TORONTO — Ten per cent of Canadians surveyed in a new poll say they typically contribute the maximum amount to their Tax-Free Savings Account and will now invest $10,000.
The poll done for CIBC found an additional 17 per cent said they will try to increase their contributions above $5,500.
The federal government increased the annual contribution limit to $10,000 as part of the budget this year.
However, the poll also found that roughly 34 per cent of respondents said they either didn’t have the money to take advantage of the new $10,000 limit or had other investment plans.
Breaking the figure down, 18 per cent of those surveyed said they would probably contribute less than the old limit of $5,500, while 12 per cent said they would not have enough savings this year to make a contribution. Four per cent said they would contribute to other saving plans.

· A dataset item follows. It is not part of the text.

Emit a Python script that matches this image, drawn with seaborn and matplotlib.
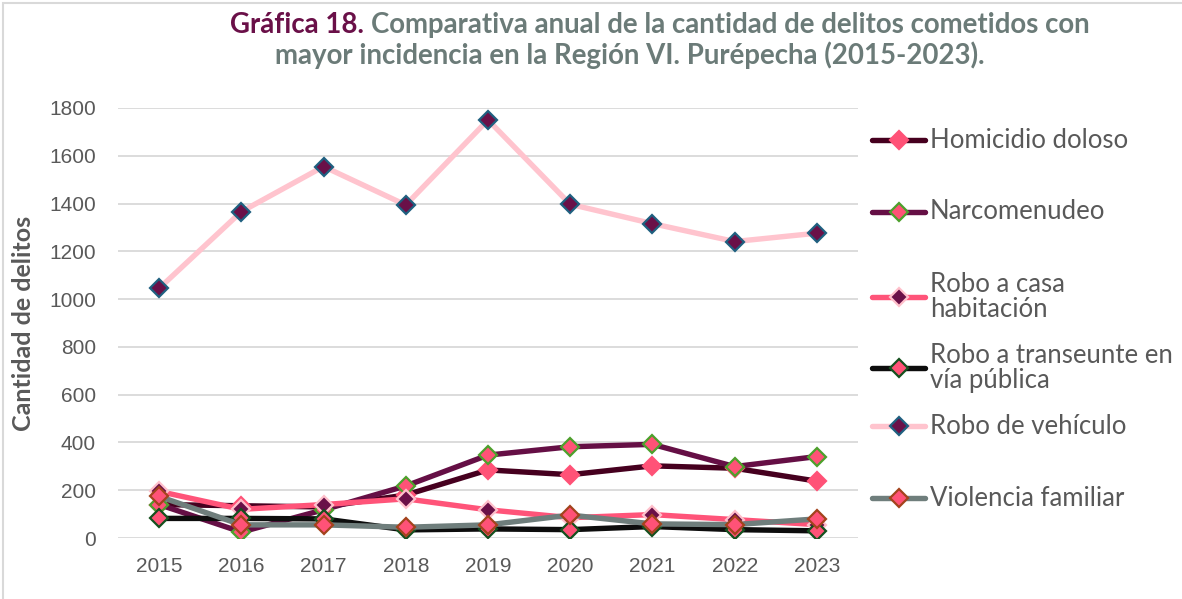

Twenty per cent of those responding did not have a TFSA account and had no plans to open one, while seven per cent said they were now looking into opening one. Another 10 per cent said they didn’t know, while two per cent were categorized as other.
The online survey was conducted between April 30 and May 4, less two weeks after the federal budget announcement. It included 3,011 Canadian adults who are Angus Reid Forum panelists.
“It’s encouraging to see Canadians are well aware of the increased TFSA limit and that some are focused on increasing their contribution, though not everyone is able to,” said CIBC senior vice-president Veni Iozzo.
“Awareness and intentions don’t always translate into action, which is why creating a savings plan and following it is so important.”
Tax-free savings accounts were started in 2009 and allow Canadians to invest their money and not pay any tax on their gains.
The increase in the TFSA contribution limits was promised by the Tories in the last election. As part of the increase, however, the limit will no longer increase with inflation.
The polling industry’s professional body, the Marketing Research and Intelligence Association, says online surveys cannot be assigned a margin of error as they are not a random sample and therefore are not necessarily representative of the whole population.